Почему же с первых строк в моих заметках возникло слово “проблема”? Ведь язык всего-навсего инструмент писателя. Почему бы армянскому, чувашскому, казахскому писателю — без всяких проблем — не оснаститься таким ладным, отточенным, совершенным инструментом, как русский язык, и не работать в меру своего дарования!..
Такой подход к творчеству возможен и, что называется, имеет место. Но если говорить о творчестве значительного, талантливого писателя, если говорить о
п р и з в а н и и, то здесь дело обстоит не так просто и однозначно.
Прежде всего родной язык впитывается одаренной личностью с младенчества, буквально — с молоком матери. Как сказано у Георгия Леонидзе — “Язык грузинский, жадно и легко я пил тебя, как дети молоко!” Почти никогда другой язык не может быть усвоен и освоен с такой естественностью, свободой и глубиной. Редчайшие исключения только подтверждают правило. Я уже отметил, что даже Пушкин и Тютчев писали по-французски довольно заурядные вирши. Есть примеры попроще и совсем рядом: читающая публика еще помнит, с каким удовольствием В.Бушин вылавливал “блох” в львиной гриве — в нашумевшем романе Чингиза Айтматова “Плаха”, и надо признать, что не все его придирки были безосновательны. Языковая свобода — первое, исходное условие для писательства.
Вряд ли нужно доказывать, что высшая радость для писателя — самореализация на родном языке: ведь многое из с о к р о в е н н о г о, р о д н о г о опыта на другом языке попросту не воспроизводимо. Поэтому убежден, что обращение к другому языку всегда аномалия, чаще всего свидетельство драматического жизненного излома. Для примера сошлюсь на общеизвестные примеры Дж. Конрада, Набокова, Труайя…
Однако сейчас меня занимает не столько биографическая или, положим, политическая сторона проблемы, которая тоже имеет место, сколько чисто литературная — лингвистическая, стилистическая, психологическая.
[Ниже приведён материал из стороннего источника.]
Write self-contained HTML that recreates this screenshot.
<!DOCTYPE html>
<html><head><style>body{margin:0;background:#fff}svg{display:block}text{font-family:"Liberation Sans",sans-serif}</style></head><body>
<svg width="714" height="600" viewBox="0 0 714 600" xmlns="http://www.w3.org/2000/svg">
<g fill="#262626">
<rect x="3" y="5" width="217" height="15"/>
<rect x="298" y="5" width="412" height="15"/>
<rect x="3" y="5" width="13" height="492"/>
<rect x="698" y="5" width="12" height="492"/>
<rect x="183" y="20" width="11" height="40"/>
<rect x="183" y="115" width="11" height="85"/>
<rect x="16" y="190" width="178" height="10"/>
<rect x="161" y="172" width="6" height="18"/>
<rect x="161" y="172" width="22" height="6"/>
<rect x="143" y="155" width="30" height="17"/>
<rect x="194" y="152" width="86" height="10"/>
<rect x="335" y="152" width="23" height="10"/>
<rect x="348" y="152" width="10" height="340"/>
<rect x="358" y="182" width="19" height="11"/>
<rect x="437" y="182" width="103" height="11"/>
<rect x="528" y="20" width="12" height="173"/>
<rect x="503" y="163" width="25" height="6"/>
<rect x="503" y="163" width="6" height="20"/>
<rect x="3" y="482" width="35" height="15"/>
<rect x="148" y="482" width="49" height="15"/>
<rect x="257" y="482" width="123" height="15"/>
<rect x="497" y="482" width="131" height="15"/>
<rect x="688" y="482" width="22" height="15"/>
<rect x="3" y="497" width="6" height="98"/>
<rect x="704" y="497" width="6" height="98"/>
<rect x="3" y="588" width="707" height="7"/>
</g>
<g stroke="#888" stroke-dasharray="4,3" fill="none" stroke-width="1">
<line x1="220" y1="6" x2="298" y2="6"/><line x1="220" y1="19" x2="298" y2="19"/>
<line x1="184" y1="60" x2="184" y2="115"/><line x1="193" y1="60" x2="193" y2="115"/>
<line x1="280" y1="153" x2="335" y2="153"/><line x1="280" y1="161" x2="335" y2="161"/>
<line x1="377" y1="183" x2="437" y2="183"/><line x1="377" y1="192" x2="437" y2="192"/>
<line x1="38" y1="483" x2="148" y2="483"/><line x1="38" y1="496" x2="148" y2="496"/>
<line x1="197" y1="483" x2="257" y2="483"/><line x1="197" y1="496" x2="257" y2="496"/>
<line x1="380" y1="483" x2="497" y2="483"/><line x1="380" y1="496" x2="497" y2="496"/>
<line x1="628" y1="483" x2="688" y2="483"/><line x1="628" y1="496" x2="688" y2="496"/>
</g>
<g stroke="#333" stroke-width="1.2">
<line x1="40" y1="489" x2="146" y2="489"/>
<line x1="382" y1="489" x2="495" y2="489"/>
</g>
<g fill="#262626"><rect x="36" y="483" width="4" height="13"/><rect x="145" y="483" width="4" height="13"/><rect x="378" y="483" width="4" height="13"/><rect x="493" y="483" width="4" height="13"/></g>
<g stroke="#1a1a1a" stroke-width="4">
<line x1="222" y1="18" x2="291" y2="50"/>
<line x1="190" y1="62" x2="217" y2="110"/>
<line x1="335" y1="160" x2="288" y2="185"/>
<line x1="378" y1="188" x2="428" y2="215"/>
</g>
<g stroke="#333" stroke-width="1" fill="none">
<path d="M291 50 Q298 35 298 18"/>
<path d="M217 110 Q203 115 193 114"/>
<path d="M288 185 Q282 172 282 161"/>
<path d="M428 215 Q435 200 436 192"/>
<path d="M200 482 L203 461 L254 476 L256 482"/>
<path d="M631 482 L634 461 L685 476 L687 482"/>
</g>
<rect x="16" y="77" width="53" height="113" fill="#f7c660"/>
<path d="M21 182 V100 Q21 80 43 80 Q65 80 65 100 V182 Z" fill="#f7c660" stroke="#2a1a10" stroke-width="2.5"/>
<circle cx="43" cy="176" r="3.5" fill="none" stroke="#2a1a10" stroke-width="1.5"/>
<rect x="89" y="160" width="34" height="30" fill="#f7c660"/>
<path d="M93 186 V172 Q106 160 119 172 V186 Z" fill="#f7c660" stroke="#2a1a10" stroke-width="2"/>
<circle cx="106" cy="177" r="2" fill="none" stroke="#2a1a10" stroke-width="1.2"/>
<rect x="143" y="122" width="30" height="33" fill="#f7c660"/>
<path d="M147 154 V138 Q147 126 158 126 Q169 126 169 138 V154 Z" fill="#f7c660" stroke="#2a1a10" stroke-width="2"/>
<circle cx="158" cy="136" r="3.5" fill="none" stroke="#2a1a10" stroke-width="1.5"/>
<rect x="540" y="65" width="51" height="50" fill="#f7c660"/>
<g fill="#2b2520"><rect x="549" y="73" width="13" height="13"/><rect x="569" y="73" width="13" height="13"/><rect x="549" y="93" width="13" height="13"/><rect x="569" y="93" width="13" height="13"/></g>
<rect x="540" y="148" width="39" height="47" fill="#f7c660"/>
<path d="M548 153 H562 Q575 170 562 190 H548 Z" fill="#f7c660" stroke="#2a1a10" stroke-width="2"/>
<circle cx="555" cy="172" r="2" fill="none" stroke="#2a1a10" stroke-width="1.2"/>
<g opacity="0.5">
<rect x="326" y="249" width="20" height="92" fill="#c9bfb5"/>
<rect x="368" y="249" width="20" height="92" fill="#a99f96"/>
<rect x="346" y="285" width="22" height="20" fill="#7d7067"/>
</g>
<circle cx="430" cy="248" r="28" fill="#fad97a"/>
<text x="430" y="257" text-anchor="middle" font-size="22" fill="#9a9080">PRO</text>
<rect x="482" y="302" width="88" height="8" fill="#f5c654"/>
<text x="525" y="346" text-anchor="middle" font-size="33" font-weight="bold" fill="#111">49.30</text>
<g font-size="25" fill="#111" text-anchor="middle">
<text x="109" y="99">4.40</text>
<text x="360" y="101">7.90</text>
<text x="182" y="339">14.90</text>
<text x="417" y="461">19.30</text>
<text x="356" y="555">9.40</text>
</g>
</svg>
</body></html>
Как было сказано, материала для наблюдений литература последних десятилетий предоставила в избытке: это произведения В.Быкова, Ч.Айтматова, Ф.Искандера, О.Сулейменова, И.Друцэ, Ч.Гусейнова, А.Кима, Р.Ибрагимбекова,
М.Ибрагимбекова, Т.Зульфикарова, Ю.Рытхэу, И.Оганова… Называю имена только первого ряда. Кроме очевидной одаренности, п р и з в а н и я этих писателей объединяет преобладание в творчестве национальной тематики и соответственно фактуры; т.е. они пишут по-русски о жизни, быте, проблемах белорусов, киргизов, абхазов, казахов, корейцев, азербайджанцев, молдаван, чукчей, таджиков, грузин и армян; по-русски, на русском языке воспроизводят инонациональную психологию и иноязычный строй речи. Это совсем не то же самое, что воссоздание атмосферы Кавказа, к примеру, в лермонтовском “Максим Максимыче” или в толстовском “Кавказском пленнике”, хотя кое в чем задачи сближаются и опыт русских классиков для русскоязычных писателей полезен и плодотворен. Небесполезны также штудии ориентальных повестей А.Платонова и Вс.Иванова.
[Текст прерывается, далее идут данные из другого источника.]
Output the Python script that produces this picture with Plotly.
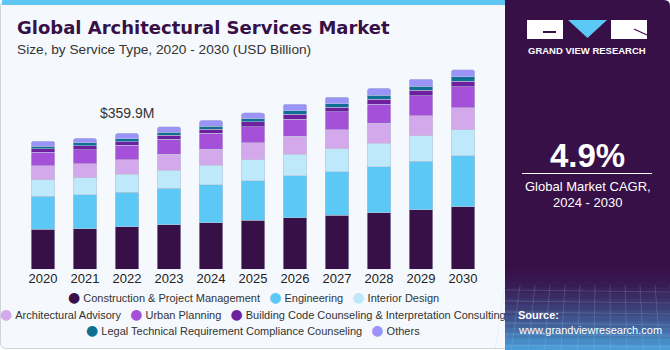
import plotly.graph_objects as go

years = ["2020", "2021", "2022", "2023", "2024", "2025", "2026", "2027", "2028", "2029", "2030"]
construction = [105.9, 107.6, 112.0, 118.2, 123.5, 129.7, 136.7, 142.9, 149.9, 157.9, 165.8]
engineering = [87.3, 89.1, 91.7, 96.1, 100.5, 105.0, 111.1, 115.5, 121.7, 127.9, 134.1]
interior = [43.2, 45.9, 47.6, 48.5, 52.0, 54.7, 57.3, 60.0, 62.6, 67.0, 69.7]
advisory = [37.0, 37.0, 38.8, 42.3, 42.3, 45.0, 46.7, 50.3, 52.0, 53.8, 57.3]
urban = [37.0, 37.0, 38.8, 39.7, 42.3, 43.2, 45.9, 47.6, 51.2, 52.9, 55.6]
building = [8.8, 10.6, 8.8, 10.6, 10.6, 12.3, 13.2, 13.2, 13.2, 15.0, 15.0]
legal = [7.1, 7.1, 7.9, 7.9, 7.9, 7.9, 8.8, 8.8, 9.7, 10.6, 11.5]
others = [13.2, 12.3, 14.1, 14.1, 15.0, 15.9, 17.6, 17.6, 18.5, 18.5, 19.4]

series_names = [
    "Construction & Project Management", "Engineering", "Interior Design",
    "Architectural Advisory", "Urban Planning",
    "Building Code Counseling & Interpretation Consulting",
    "Legal Technical Requirement Compliance Counseling", "Others",
]
series_values = [construction, engineering, interior, advisory, urban, building, legal, others]
series_colors = ["#371047", "#5bc8f5", "#bde9fa", "#d4a9ec", "#a550d8", "#6e1fa0", "#0f6f94", "#9a94f8"]
legend_rows = [[0, 1, 2], [3, 4, 5], [6, 7]]

label_year = "2022"
label_text = "$359.9M"

title_text = "Global Architectural Services Market"
subtitle_text = "Size, by Service Type, 2020 - 2030 (USD Billion)"
cagr_text = "4.9%"

W, H = 670, 350
FONT = "Liberation Sans, Arial, sans-serif"


def px(x):
    return x / W


def py(y):
    return 1 - y / H


fig = go.Figure()
for name, vals, col in zip(series_names, series_values, series_colors):
    fig.add_trace(go.Bar(
        x=years, y=vals, name=name, showlegend=False,
        marker=dict(color=col, line=dict(color="rgba(190,195,215,0.9)", width=0.6)),
        hoverinfo="x+y+name",
    ))

fig.update_layout(
    width=W, height=H, autosize=False,
    margin=dict(l=0, r=0, t=0, b=0),
    paper_bgcolor="#ffffff", plot_bgcolor="rgba(0,0,0,0)",
    barmode="stack", bargap=0.43, barcornerradius=3,
    showlegend=False,
    font=dict(family=FONT, color="#222222"),
    xaxis=dict(domain=[px(22), px(484)], type="category", range=[-0.5, 10.5],
               showgrid=False, zeroline=False, showline=False, ticks="",
               tickfont=dict(size=13, color="#222222", family=FONT)),
    yaxis=dict(domain=[py(269.3), py(60)], range=[0, 553.9], visible=False),
)

shapes = []
# card background
r = 6
x0, y0, x1, y1 = 0.5, 0.5, 510, 348.5
shapes.append(dict(type="path", xref="paper", yref="paper", layer="below",
                   path=(f"M {px(x0+r)},{py(y0)} L {px(x1)},{py(y0)} L {px(x1)},{py(y1)} "
                         f"L {px(x0+r)},{py(y1)} Q {px(x0)},{py(y1)} {px(x0)},{py(y1-r)} "
                         f"L {px(x0)},{py(y0+r)} Q {px(x0)},{py(y0)} {px(x0+r)},{py(y0)} Z"),
                   fillcolor="#f5f9fd", line=dict(color="#cfd4db", width=1)))
# top stripe
shapes.append(dict(type="rect", xref="paper", yref="paper", layer="below",
                   x0=px(2), x1=px(506), y0=py(0), y1=py(5),
                   fillcolor="#5ec6f2", line=dict(width=0)))
# dark panel
shapes.append(dict(type="path", xref="paper", yref="paper", layer="below",
                   path=(f"M {px(505)},{py(0)} L {px(664)},{py(0)} Q {px(670)},{py(0)} {px(670)},{py(6)} "
                         f"L {px(670)},{py(350)} L {px(505)},{py(350)} Z"),
                   fillcolor="#381048", line=dict(width=0)))
# bottom gradient of panel
n_b = 14
for i in range(n_b):
    t = (i + 1) / n_b
    c0 = (0x38, 0x10, 0x48)
    c1 = (0x4a, 0x9c, 0xd6)
    cc = tuple(int(c0[k] + (c1[k] - c0[k]) * t ** 1.6) for k in range(3))
    yy0 = 270 + i * (80 / n_b)
    shapes.append(dict(type="rect", xref="paper", yref="paper", layer="below",
                       x0=px(505), x1=px(670), y0=py(yy0), y1=py(yy0 + 80 / n_b + 0.5),
                       fillcolor="rgb(%d,%d,%d)" % cc, line=dict(width=0)))
# faint grid lines in panel bottom
for k in range(12):
    xx = 505 + k * 15
    shapes.append(dict(type="line", xref="paper", yref="paper", layer="below",
                       x0=px(xx), x1=px(xx - 10 + k * 1.5), y0=py(285), y1=py(350),
                       line=dict(color="rgba(170,200,235,0.2)", width=1)))
for k in range(6):
    yy = 290 + k * 11
    shapes.append(dict(type="line", xref="paper", yref="paper", layer="below",
                       x0=px(505), x1=px(670), y0=py(yy), y1=py(yy + 2),
                       line=dict(color="rgba(170,200,235,0.2)", width=1)))
# logo
shapes.append(dict(type="rect", xref="paper", yref="paper",
                   x0=px(527), x1=px(563), y0=py(20), y1=py(39),
                   fillcolor="#ffffff", line=dict(width=0)))
shapes.append(dict(type="rect", xref="paper", yref="paper",
                   x0=px(543), x1=px(556), y0=py(31), y1=py(33),
                   fillcolor="#381048", line=dict(width=0)))
shapes.append(dict(type="path", xref="paper", yref="paper",
                   path=f"M {px(568)},{py(20)} L {px(607)},{py(20)} L {px(587.5)},{py(38)} Z",
                   fillcolor="#5bc8f5", line=dict(width=0)))
shapes.append(dict(type="rect", xref="paper", yref="paper",
                   x0=px(611), x1=px(647), y0=py(20), y1=py(39),
                   fillcolor="#ffffff", line=dict(width=0)))
shapes.append(dict(type="line", xref="paper", yref="paper",
                   x0=px(634), x1=px(647), y0=py(29), y1=py(35),
                   line=dict(color="#381048", width=1.2)))
# separator line under CAGR
shapes.append(dict(type="line", xref="paper", yref="paper",
                   x0=px(522), x1=px(652), y0=py(173.5), y1=py(173.5),
                   line=dict(color="#ffffff", width=1)))

annotations = []


def ann(text, x, y, size, color="#222222", xanchor="left", bold=False, family=FONT, **kw):
    f = dict(size=size, color=color, family=family)
    if bold:
        f["weight"] = "bold"
    annotations.append(dict(text=text, x=px(x), y=py(y), xref="paper", yref="paper",
                            xanchor=xanchor, yanchor="middle", showarrow=False,
                            font=f, **kw))


ann(title_text, 15, 28, 18, color="#371047", bold=True, family="DejaVu Sans, sans-serif")
ann(subtitle_text, 15, 50, 13.7, color="#333333")

ann("GRAND VIEW RESEARCH", 587, 51, 9.5, color="#ffffff", xanchor="center", bold=True)
ann(cagr_text, 587.5, 155, 33, color="#ffffff", xanchor="center", bold=True)
ann("Global Market CAGR,", 587.5, 186, 13, color="#ffffff", xanchor="center")
ann("2024 - 2030", 587.5, 202, 13, color="#ffffff", xanchor="center")
ann("Source:", 516, 315, 11, color="#ffffff", bold=True)
ann("www.grandviewresearch.com", 516, 329.5, 11, color="#ffffff")

# value label above highlighted bar
idx = years.index(label_year)
total = sum(v[idx] for v in series_values)
annotations.append(dict(text=label_text, x=idx, y=total, xref="x", yref="y",
                        yanchor="bottom", yshift=10, showarrow=False,
                        font=dict(size=14, color="#333333", family=FONT)))

# legend rows
row_y = [297, 313.5, 329.5]
for row, yy in zip(legend_rows, row_y):
    parts = []
    for i in row:
        parts.append(f'<span style="color:{series_colors[i]};font-size:14px;'
                     f'font-family:DejaVu Sans">●</span>\u00a0{series_names[i]}')
    ann("\u00a0\u00a0\u00a0".join(parts), 253, yy, 11, color="#333333", xanchor="center")

fig.update_layout(shapes=shapes, annotations=annotations)
fig.write_html("out.html")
Не имея возможности рассмотреть в означенном ракурсе творчество всех названных писателей (это задача для целого коллектива исследователей), попробую коротко охарактеризовать четырех наиболее близких и знакомых мне — Фазиля Искандера, Ивана Оганова, Тимура Зульфикарова, Анатолия Кима.
Каждый из них ярко и неповторимо самобытен, каждый по-своему решает стоящую перед ним задачу, да и задача, в главном общая для всех, существенно разнится оттенками.
Комментарий к ностальгии
К примеру, ироничный Фазиль Искандер в большинстве рассказов воспроизводит жизнь многонационального южного города по имени Мухус; жители этого города общаются на своеобразном русском, изобилующем макаронизмами, кальками, этаким местным сленгом. И плоть его прозы, так же как и обаяние рассказчика, во многом проистекает из остроумных, часто глубоких, порой уморительных, нередко весьма пространных комментариев к той или иной фразе, прозвучавшей в диалоге или с южной общительностью и независимостью брошенной в пространство.
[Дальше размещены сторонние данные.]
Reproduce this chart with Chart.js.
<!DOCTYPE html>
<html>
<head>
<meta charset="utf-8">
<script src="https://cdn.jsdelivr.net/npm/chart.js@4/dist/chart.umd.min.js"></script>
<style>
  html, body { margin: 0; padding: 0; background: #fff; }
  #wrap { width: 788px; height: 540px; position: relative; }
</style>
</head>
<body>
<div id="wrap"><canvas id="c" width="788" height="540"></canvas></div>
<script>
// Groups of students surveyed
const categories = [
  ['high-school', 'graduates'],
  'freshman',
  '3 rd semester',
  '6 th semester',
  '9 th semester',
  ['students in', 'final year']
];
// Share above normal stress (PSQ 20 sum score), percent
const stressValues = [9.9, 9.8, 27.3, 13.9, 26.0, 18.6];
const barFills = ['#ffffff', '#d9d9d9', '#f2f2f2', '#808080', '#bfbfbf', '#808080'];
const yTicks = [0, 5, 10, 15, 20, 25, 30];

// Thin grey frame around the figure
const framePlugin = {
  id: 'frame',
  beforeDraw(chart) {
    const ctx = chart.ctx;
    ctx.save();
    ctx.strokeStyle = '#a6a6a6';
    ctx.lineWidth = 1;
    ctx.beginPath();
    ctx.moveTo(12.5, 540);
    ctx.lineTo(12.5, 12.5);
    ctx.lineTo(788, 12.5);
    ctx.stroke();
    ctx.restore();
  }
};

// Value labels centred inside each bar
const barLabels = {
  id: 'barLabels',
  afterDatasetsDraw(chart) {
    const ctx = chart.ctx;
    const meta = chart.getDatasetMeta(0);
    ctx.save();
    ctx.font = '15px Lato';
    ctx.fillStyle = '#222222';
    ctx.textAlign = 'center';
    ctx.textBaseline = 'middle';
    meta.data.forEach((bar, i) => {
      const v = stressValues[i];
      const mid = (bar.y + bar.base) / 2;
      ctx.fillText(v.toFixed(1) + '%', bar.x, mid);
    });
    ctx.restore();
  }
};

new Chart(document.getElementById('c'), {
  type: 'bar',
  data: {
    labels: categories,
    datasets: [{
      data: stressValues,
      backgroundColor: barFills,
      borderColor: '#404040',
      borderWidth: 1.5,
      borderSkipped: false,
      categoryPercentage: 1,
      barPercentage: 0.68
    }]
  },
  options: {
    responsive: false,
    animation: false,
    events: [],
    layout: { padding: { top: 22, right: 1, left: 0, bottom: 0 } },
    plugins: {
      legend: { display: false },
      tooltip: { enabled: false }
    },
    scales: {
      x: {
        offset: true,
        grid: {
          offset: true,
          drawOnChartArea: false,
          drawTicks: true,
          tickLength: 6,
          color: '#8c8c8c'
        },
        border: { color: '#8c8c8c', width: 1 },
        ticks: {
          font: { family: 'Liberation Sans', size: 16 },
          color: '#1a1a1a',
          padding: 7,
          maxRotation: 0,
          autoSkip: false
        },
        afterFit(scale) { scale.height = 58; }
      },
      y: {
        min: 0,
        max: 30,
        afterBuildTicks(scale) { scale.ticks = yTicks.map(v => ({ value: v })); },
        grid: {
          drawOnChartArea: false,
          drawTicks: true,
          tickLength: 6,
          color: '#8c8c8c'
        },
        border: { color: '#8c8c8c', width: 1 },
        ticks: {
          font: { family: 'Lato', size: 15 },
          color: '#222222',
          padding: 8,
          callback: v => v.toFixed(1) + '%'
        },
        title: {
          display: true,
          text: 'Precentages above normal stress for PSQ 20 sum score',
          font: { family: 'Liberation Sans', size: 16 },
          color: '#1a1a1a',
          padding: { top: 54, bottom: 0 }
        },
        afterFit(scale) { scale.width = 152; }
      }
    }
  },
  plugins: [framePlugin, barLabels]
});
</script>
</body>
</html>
Вот два примера из рассказа “Время по часам”,
Заслышав гудок парохода, входящего в порт, Богатый Портной ворчал с непонятным раздражением и досадой:
“— Этот пароход тоже так гудит, как будто мне золото привез”.
После фиксации этой многозначительно забавной реакции на гудок начинается главное: “Анализ этой фразы мог бы раскрыть бесконечное богатство ее содержания”, — пишет Искандер. Тут же перечеркивая предполагаемое “мог бы”, он с уморительной серьезностью приступает к анализу и обнаруживает в словах Богатого Портного множество смысловых оттенков: “Что значит “тоже”?.. Охватывая фразу в целом, мы нащупываем ее главную тему, а именно: “Я и пароход”. Оказывается, эта тема внутри этой фразы в сжатом виде заключает в себе целый сюжет…” и т.д.
и т.д. — комментарий растягивается на несколько страниц. Итог богатейший: в процессе лингвистического анализа мы постигаем характер и биографию персонажа, узнаем массу исторических, экономических и этнографических сведений, и все это посмеиваясь и купаясь в живой естественной интонации рассказчика и героя. Вряд ли гладкая, грамотная фраза зацепилась бы в памяти!
Другой, еще более характерный пример из того же рассказа:
“Женщины нашего двора в основном ориентировались по солнцу.
— Где солнце, а я еще на базар не ходила! — вдруг спохватывалась какая-нибудь из них.
— Где солнце, а где ты! — раздражалась другая, увидев во дворе свою запаздывающую подругу”.
Аромат этих фраз — продукт неуловимого акцента, возникающего от того, что говорящие бессознательно переводят (калькируют) их с грузинского или армянского, абхазского или греческого. А памятливый, чуткий писатель, на все лады прокручивая в памяти монологи и диалоги, прикасается к сокровенному, своеобразно утоляет ностальгию южанина, занесенного в северные широты. А зоркая и ироничная наблюдательность писателя находит материал и повод для интеллектуальной игры.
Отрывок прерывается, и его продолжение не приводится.